### PROBLEM DETAILS
Print, please, exactly and only the lines between the line holding "Emit a LaTeX" and the line holding "(bluend) at (428,535);", inclusive, omitting any pictures.
+++ INFORMATION SHOWN +++
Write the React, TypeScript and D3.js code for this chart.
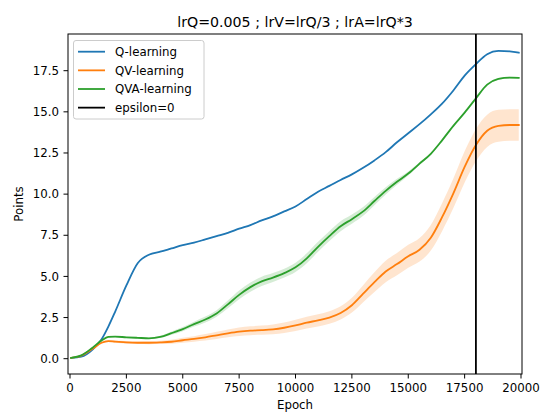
import React from "react";
import * as d3 from "d3";

// Training epochs at which the averaged scores were sampled
const epochs = [
  50, 500, 1000, 1400, 1700, 2000, 2500, 3000, 3500, 4000, 4500, 5000, 5500, 6000,
  6500, 7000, 7500, 8000, 8500, 9000, 9500, 10000, 10500, 11000, 11500, 12000,
  12500, 13000, 13500, 14000, 14500, 15000, 15500, 16000, 16500, 17000, 17500,
  18000, 18500, 19000, 19500, 19900,
];

// Mean points per method
const qMean = [
  0.05, 0.12, 0.55, 1.18, 1.95, 2.85, 4.45, 5.8, 6.32, 6.5, 6.7, 6.9, 7.05, 7.25,
  7.45, 7.65, 7.9, 8.12, 8.4, 8.65, 8.95, 9.25, 9.7, 10.15, 10.5, 10.86, 11.2,
  11.6, 12.05, 12.55, 13.15, 13.7, 14.25, 14.85, 15.5, 16.3, 17.2, 17.9, 18.5,
  18.7, 18.68, 18.6,
];
const qvMean = [
  0.05, 0.18, 0.6, 0.97, 1.07, 1.04, 0.99, 0.97, 0.97, 0.99, 1.03, 1.12, 1.2, 1.3,
  1.42, 1.54, 1.64, 1.7, 1.73, 1.78, 1.88, 2.02, 2.19, 2.33, 2.5, 2.78, 3.25, 3.95,
  4.65, 5.3, 5.75, 6.22, 6.62, 7.35, 8.6, 10.05, 11.65, 12.98, 13.85, 14.15, 14.2,
  14.2,
];
const qvaMean = [
  0.05, 0.2, 0.67, 1.1, 1.32, 1.34, 1.3, 1.27, 1.24, 1.32, 1.55, 1.8, 2.1, 2.38,
  2.75, 3.3, 3.88, 4.35, 4.7, 4.93, 5.2, 5.55, 6.1, 6.8, 7.45, 8.05, 8.48, 8.95,
  9.58, 10.2, 10.75, 11.25, 11.85, 12.45, 13.27, 14.15, 14.95, 15.82, 16.65, 17.0,
  17.08, 17.07,
];

// Spread around each mean (shaded band = mean ± spread)
const qSpread = [
  0.02, 0.02, 0.02, 0.03, 0.03, 0.03, 0.03, 0.03, 0.03, 0.03, 0.03, 0.03, 0.03, 0.03,
  0.03, 0.03, 0.03, 0.03, 0.03, 0.03, 0.03, 0.03, 0.03, 0.03, 0.03, 0.03, 0.03, 0.03,
  0.03, 0.03, 0.03, 0.03, 0.03, 0.03, 0.03, 0.03, 0.03, 0.03, 0.03, 0.03, 0.03, 0.03,
];
const qvSpread = [
  0.02, 0.03, 0.04, 0.05, 0.06, 0.07, 0.08, 0.08, 0.09, 0.1, 0.12, 0.15, 0.17, 0.2,
  0.22, 0.24, 0.26, 0.27, 0.28, 0.3, 0.32, 0.34, 0.36, 0.37, 0.38, 0.4, 0.45, 0.52,
  0.6, 0.65, 0.68, 0.7, 0.72, 0.78, 0.85, 0.9, 0.95, 0.98, 0.98, 0.97, 0.96, 0.95,
];
const qvaSpread = [
  0.01, 0.02, 0.03, 0.04, 0.04, 0.04, 0.04, 0.04, 0.05, 0.07, 0.1, 0.13, 0.15, 0.18,
  0.2, 0.24, 0.27, 0.28, 0.28, 0.27, 0.27, 0.28, 0.3, 0.3, 0.3, 0.3, 0.28, 0.27,
  0.25, 0.22, 0.18, 0.12, 0.08, 0.06, 0.05, 0.05, 0.05, 0.05, 0.05, 0.05, 0.05, 0.05,
];

const seriesNames = ["Q-learning", "QV-learning", "QVA-learning"];
const seriesColors = ["#1f77b4", "#ff7f0e", "#2ca02c"];
const epsilonZeroEpoch = 18000;

const xTicks = [0, 2500, 5000, 7500, 10000, 12500, 15000, 17500, 20000];
const yTicks = [0, 2.5, 5, 7.5, 10, 12.5, 15, 17.5];

const W = 544;
const H = 412;
const left = 68;
const right = 522;
const top = 34;
const bottom = 374;
const font = "'DejaVu Sans', sans-serif";

export default function App() {
  const x = d3.scaleLinear().domain([-89, 20044]).range([left, right]);
  const y = d3.scaleLinear().domain([-0.93, 19.73]).range([bottom, top]);

  const means = [qMean, qvMean, qvaMean];
  const spreads = [qSpread, qvSpread, qvaSpread];

  const line = d3
    .line<number>()
    .x((_, i) => x(epochs[i]))
    .y((d) => y(d))
    .curve(d3.curveMonotoneX);

  const bandFor = (m: number[], s: number[]) =>
    d3
      .area<number>()
      .x((_, i) => x(epochs[i]))
      .y0((_, i) => y(m[i] - s[i]))
      .y1((_, i) => y(m[i] + s[i]))
      .curve(d3.curveMonotoneX)(m) as string;

  const legendItems = [
    ...seriesNames.map((n, i) => ({ name: n, color: seriesColors[i] })),
    { name: "epsilon=0", color: "#000000" },
  ];

  return (
    <svg
      width={W}
      height={H}
      style={{ position: "absolute", left: 0, top: 0, background: "#fff" }}
      fontFamily={font}
    >
      <rect x={0} y={0} width={W} height={H} fill="#fff" />
      <defs>
        <clipPath id="plot-area">
          <rect x={left} y={top} width={right - left} height={bottom - top} />
        </clipPath>
      </defs>

      <g clipPath="url(#plot-area)">
        {means.map((m, i) => (
          <path key={"band" + i} d={bandFor(m, spreads[i])} fill={seriesColors[i]} fillOpacity={0.2} stroke="none" />
        ))}
        {means.map((m, i) => (
          <path
            key={"line" + i}
            d={line(m) as string}
            fill="none"
            stroke={seriesColors[i]}
            strokeWidth={1.8}
            strokeLinejoin="round"
            strokeLinecap="square"
          />
        ))}
        <line
          x1={x(epsilonZeroEpoch)}
          x2={x(epsilonZeroEpoch)}
          y1={top}
          y2={bottom}
          stroke="#000"
          strokeWidth={1.8}
        />
      </g>

      {/* frame */}
      <rect x={left} y={top} width={right - left} height={bottom - top} fill="none" stroke="#000" strokeWidth={1} />

      {/* x axis */}
      {xTicks.map((t) => (
        <g key={"xt" + t}>
          <line x1={x(t)} x2={x(t)} y1={bottom} y2={bottom + 4.5} stroke="#000" strokeWidth={1} />
          <text x={x(t)} y={391.5} textAnchor="middle" fontSize={11.8} fill="#000">
            {t}
          </text>
        </g>
      ))}
      <text x={(left + right) / 2} y={408.5} textAnchor="middle" fontSize={11.8} fill="#000">
        Epoch
      </text>

      {/* y axis */}
      {yTicks.map((t) => (
        <g key={"yt" + t}>
          <line x1={left - 4.5} x2={left} y1={y(t)} y2={y(t)} stroke="#000" strokeWidth={1} />
          <text x={59} y={y(t) + 4.2} textAnchor="end" fontSize={11.8} fill="#000">
            {t.toFixed(1)}
          </text>
        </g>
      ))}
      <text
        transform={`translate(22.5, ${(top + bottom) / 2}) rotate(-90)`}
        textAnchor="middle"
        fontSize={11.8}
        fill="#000"
      >
        Points
      </text>

      {/* title */}
      <text x={(left + right) / 2} y={27} textAnchor="middle" fontSize={14.2} fill="#000">
        lrQ=0.005 ; lrV=lrQ/3 ; lrA=lrQ*3
      </text>

      {/* legend */}
      <g>
        <rect x={73.5} y={40.5} width={130.5} height={78.5} rx={2.5} fill="#fff" fillOpacity={0.8} stroke="#cccccc" strokeWidth={1} />
        {legendItems.map((it, i) => {
          const ly = 51.7 + i * 18.65;
          return (
            <g key={"lg" + i}>
              <line x1={78} x2={105} y1={ly} y2={ly} stroke={it.color} strokeWidth={1.8} />
              <text x={115} y={ly + 4.2} fontSize={11.8} fill="#000">
                {it.name}
              </text>
            </g>
          );
        })}
      </g>
    </svg>
  );
}
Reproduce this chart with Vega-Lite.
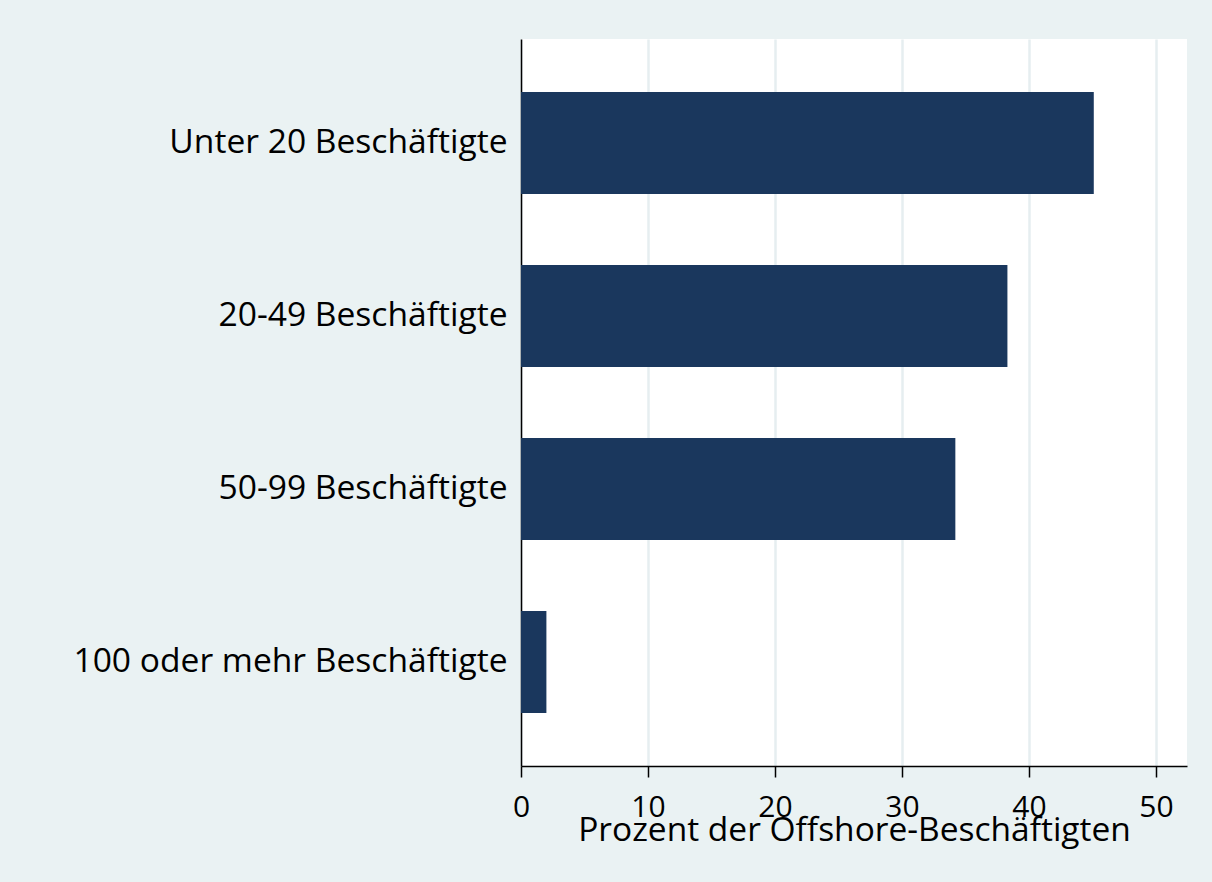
{
  "$schema": "https://vega.github.io/schema/vega-lite/v6.json",
  "width": 666,
  "height": 727,
  "autosize": {"type": "none"},
  "padding": {"left": 521, "top": 39, "right": 25, "bottom": 116},
  "background": "#eaf2f3",
  "config": {
    "view": {"fill": "white", "stroke": null},
    "font": "Open Sans"
  },
  "data": {
    "values": [
      {"kategorie": "Unter 20 Beschäftigte", "prozent": 45.1},
      {"kategorie": "20-49 Beschäftigte", "prozent": 38.3},
      {"kategorie": "50-99 Beschäftigte", "prozent": 34.2},
      {"kategorie": "100 oder mehr Beschäftigte", "prozent": 2.0}
    ]
  },
  "mark": {"type": "bar", "color": "#1a375d"},
  "encoding": {
    "y": {
      "field": "kategorie",
      "type": "nominal",
      "sort": null,
      "scale": {"paddingInner": 0.41, "paddingOuter": 0.306},
      "axis": {
        "title": null,
        "domainColor": "black",
        "domainWidth": 1.5,
        "ticks": false,
        "labelPadding": 14,
        "labelFontSize": 33.6,
        "labelLimit": 0,
        "labelColor": "black",
        "labelFont": "Open Sans",
        "grid": false
      }
    },
    "x": {
      "field": "prozent",
      "type": "quantitative",
      "scale": {"domain": [0, 52.44], "nice": false, "zero": true},
      "axis": {
        "title": "Prozent der Offshore-Beschäftigten",
        "values": [0, 10, 20, 30, 40, 50],
        "domainColor": "black",
        "domainWidth": 1.5,
        "tickColor": "black",
        "tickWidth": 1.5,
        "tickSize": 11,
        "labelFontSize": 30,
        "labelColor": "black",
        "labelPadding": 15,
        "labelFont": "Open Sans",
        "labelFlush": false,
        "labelOverlap": false,
        "gridColor": "#e6eef0",
        "gridWidth": 2.5,
        "titleFontSize": 33.5,
        "titleFontWeight": "normal",
        "titleColor": "black",
        "titleFont": "Open Sans",
        "titleBaseline": "middle",
        "titlePadding": 0,
        "titleY": 64
      }
    }
  }
}
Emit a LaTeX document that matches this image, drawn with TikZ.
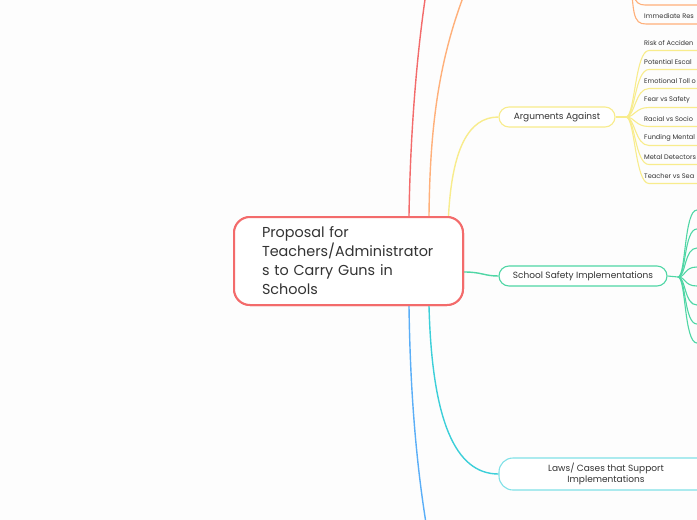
\documentclass[tikz,border=0pt]{standalone}
\usepackage{fontspec}
\setmainfont{Poppins}
\usetikzlibrary{calc}
\definecolor{bg}{HTML}{FDFDFD}
\definecolor{txt}{HTML}{333333}
\definecolor{cred}{HTML}{F36B6B}
\definecolor{corg}{HTML}{FFB07A}
\definecolor{cyel}{HTML}{F8EC8C}
\definecolor{cgrn}{HTML}{4FD6A5}
\definecolor{ccyn}{HTML}{3CCFD9}
\definecolor{ccyl}{HTML}{80E1E7}
\definecolor{cblu}{HTML}{5AAEF7}
\begin{document}
\begin{tikzpicture}[x=1pt,y=-1pt,line join=round,
  link/.style={line width=1.4pt},
  sub/.style={line width=1.1pt},
  central/.style={draw=cred, line width=2pt, rounded corners=16pt, fill=white,
    minimum width=229pt, minimum height=88pt, inner xsep=28pt, inner ysep=0pt,
    text width=173pt, align=left, text=txt, font=\fontsize{14.4}{19}\selectfont},
  pill/.style={draw, rounded corners=10pt, line width=1.1pt, fill=white,
    font=\fontsize{9}{10.5}\selectfont, text=txt, inner sep=0pt, minimum height=20pt},
  leaf/.style={font=\fontsize{6.6}{8}\selectfont, text=txt, anchor=west, inner sep=0pt}]
\useasboundingbox[fill=bg] (0,0) rectangle (697,520);
\clip (0,0) rectangle (697,520);

% central
\node[central] (c) at (348.5,261) {Proposal for\\Teachers/Administrator\\s to Carry Guns in\\Schools};

% main topics
\node[pill, draw=cyel, minimum width=116pt] (arg) at (557,117) {Arguments Against};
\node[pill, draw=cgrn, minimum width=168pt] (saf) at (583,276) {School Safety Implementations};
\node[pill, draw=ccyl, minimum width=214pt, minimum height=32pt, rounded corners=14pt, align=center] (law) at (606,474) {Laws/ Cases that Support\\Implementations};

% free ends
\coordinate (redend) at (428,-20);
\coordinate (orgend) at (472,-25);
\coordinate (bluend) at (428,535);

% branches from central node
\draw[link, cred] ($(c.north)+(60.5,0)$) .. controls (410,150) and (415,60) .. (redend);
\draw[link, corg] ($(c.north)+(80.5,0)$) .. controls (430,120) and (440,50) .. (orgend);
\draw[link, cyel] ($(c.north)+(100,0)$) .. controls (452,150) and (468,117) .. (arg.west);
\draw[link, cgrn] ($(c.east)+(0,11)$) .. controls (482,272) and (484,276) .. (saf.west);
\draw[link, ccyn] ($(c.south)+(80.5,0)$) .. controls (432,420) and (455,474) .. (law.west);
\draw[link, cblu] ($(c.south)+(60.5,0)$) .. controls (410,380) and (415,460) .. (bluend);

% redraw central node on top of branch ends
\node[central] at (c) {Proposal for\\Teachers/Administrator\\s to Carry Guns in\\Schools};

% Arguments Against children
\coordinate (aj) at (626,117);
\draw[sub, cyel] (arg.east) -- (aj);
\foreach \i/\y/\t in {1/50.5/Risk of Acciden,2/69.5/Potential Escal,3/88.5/Emotional Toll o,4/107.5/Fear vs Safety,5/126.5/Racial vs Socio,6/145.5/Funding Mental,7/164.5/Metal Detectors,8/183.5/Teacher vs Sea}{
  \node[leaf] (a\i) at (644,\y-7.5) {\t};
  \coordinate (u\i) at (649,\y);
  \draw[sub, cyel] (aj) .. controls +(9,0) and +(-14,0) .. (u\i) -- ++(60,0);
}

% School Safety children
\coordinate (gj) at (678,277);
\draw[sub, cgrn] (saf.east) -- (gj);
\foreach \i/\y in {1/210,2/229,3/248,4/267,5/286,6/305,7/324,8/343}{
  \coordinate (g\i) at (697,\y);
  \draw[sub, cgrn] (gj) .. controls +(8,0) and +(-13,0) .. (g\i) -- ++(30,0);
}

% Orange children at top
\coordinate (oj) at (631,-45);
\coordinate (o1) at (645,5);
\coordinate (o2) at (646,24);
\draw[sub, corg] (oj) .. controls (631,-5) and (633,5) .. (o1) -- ++(60,0);
\draw[sub, corg] (oj) .. controls (632,15) and (633,24) .. (o2) -- ++(60,0);
\node[leaf] (ir) at (644,16.5) {Immediate Res};
\end{tikzpicture}
\end{document}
+++
### SOLUTION TO THIS EXERCISE
Emit a LaTeX document that matches this image, drawn with TikZ.
\documentclass[tikz,border=0pt]{standalone}
\usepackage{fontspec}
\setmainfont{Poppins}
\usetikzlibrary{calc}
\definecolor{bg}{HTML}{FDFDFD}
\definecolor{txt}{HTML}{333333}
\definecolor{cred}{HTML}{F36B6B}
\definecolor{corg}{HTML}{FFB07A}
\definecolor{cyel}{HTML}{F8EC8C}
\definecolor{cgrn}{HTML}{4FD6A5}
\definecolor{ccyn}{HTML}{3CCFD9}
\definecolor{ccyl}{HTML}{80E1E7}
\definecolor{cblu}{HTML}{5AAEF7}
\begin{document}
\begin{tikzpicture}[x=1pt,y=-1pt,line join=round,
  link/.style={line width=1.4pt},
  sub/.style={line width=1.1pt},
  central/.style={draw=cred, line width=2pt, rounded corners=16pt, fill=white,
    minimum width=229pt, minimum height=88pt, inner xsep=28pt, inner ysep=0pt,
    text width=173pt, align=left, text=txt, font=\fontsize{14.4}{19}\selectfont},
  pill/.style={draw, rounded corners=10pt, line width=1.1pt, fill=white,
    font=\fontsize{9}{10.5}\selectfont, text=txt, inner sep=0pt, minimum height=20pt},
  leaf/.style={font=\fontsize{6.6}{8}\selectfont, text=txt, anchor=west, inner sep=0pt}]
\useasboundingbox[fill=bg] (0,0) rectangle (697,520);
\clip (0,0) rectangle (697,520);

% central
\node[central] (c) at (348.5,261) {Proposal for\\Teachers/Administrator\\s to Carry Guns in\\Schools};

% main topics
\node[pill, draw=cyel, minimum width=116pt] (arg) at (557,117) {Arguments Against};
\node[pill, draw=cgrn, minimum width=168pt] (saf) at (583,276) {School Safety Implementations};
\node[pill, draw=ccyl, minimum width=214pt, minimum height=32pt, rounded corners=14pt, align=center] (law) at (606,474) {Laws/ Cases that Support\\Implementations};

% free ends
\coordinate (redend) at (428,-20);
\coordinate (orgend) at (472,-25);
\coordinate (bluend) at (428,535);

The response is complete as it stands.